In 2016 the bodies of several thousand tufted puffins washed up on the beaches of Saint Paul Island in Alaska.
Climate change caused mass death among Alaskan puffins
Thousands of puffins have perished in recent years in the Bering Sea. Scientists have now pinpointed the reason for the mass die-off of the iconic black-and-white birds with their distinctive orange bills: it’s climate change.
In the fall of 2016 the bodies of several thousand tufted puffins washed up on the beaches of Saint Paul Island in Alaska in just a few months. Scientists estimated that anywhere between 3,150 and 8,800 birds, many of them puffins and crested auklets, died in the space of just two to three months.
Tufted puffins, which sport flamboyant white tufts of feather on their heads, spend cold winter at sea, but come ashore in spring and summer to nest in coastal colonies from California all the way to Alaska. Several species of puffin are listed as vulnerable.
The birds washed ashore at Saint Paul Island looked emaciated as if they had starved to death. At first experts were puzzled about the exact cause of the mass die-off. Subsequent research has revealed, however, that shifting weather patterns affected populations of fish in the area, which likely deprived migrant puffins of food during the precarious period when they began molting.

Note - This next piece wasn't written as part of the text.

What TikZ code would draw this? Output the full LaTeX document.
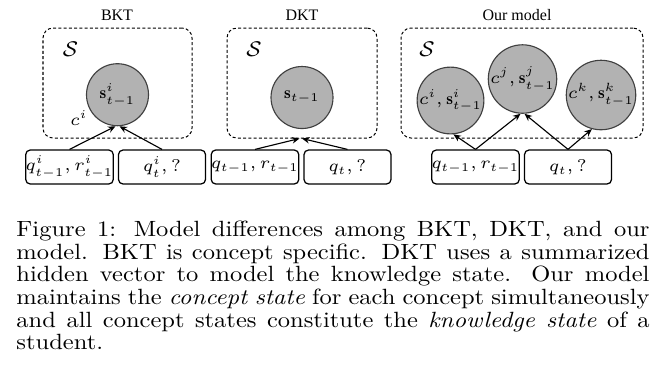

Nor has this event been a one-off. In coming years similar die-off may well become more common among birds, bats and other species. “Mass mortality events are increasing in frequency and magnitude, potentially linked with ongoing climate change,” the researchers write in a study published in the journal Plos One.
“These ‘massive mortality events’ — defined as catastrophic, but often short-lived, periods of elevated mortality — can affect substantial proportions of a population, occasionally with long-term consequences to population size,” they add.
They found that warming water temperatures drive local fish populations to decline, along with a decrease in the amount of zooplankton, which serve as food for many fish. With fewer fish around, puffins then began to starve en masse until they succumbed to malnutrition.
Similar climate change-driven mass die-offs of fish, birds and mammals have been occurring elsewhere as well. Although they were not unknown in past decades, they are becoming more common, experts say. That is alarming as species are disappearing at a much faster rate than ever before in human history.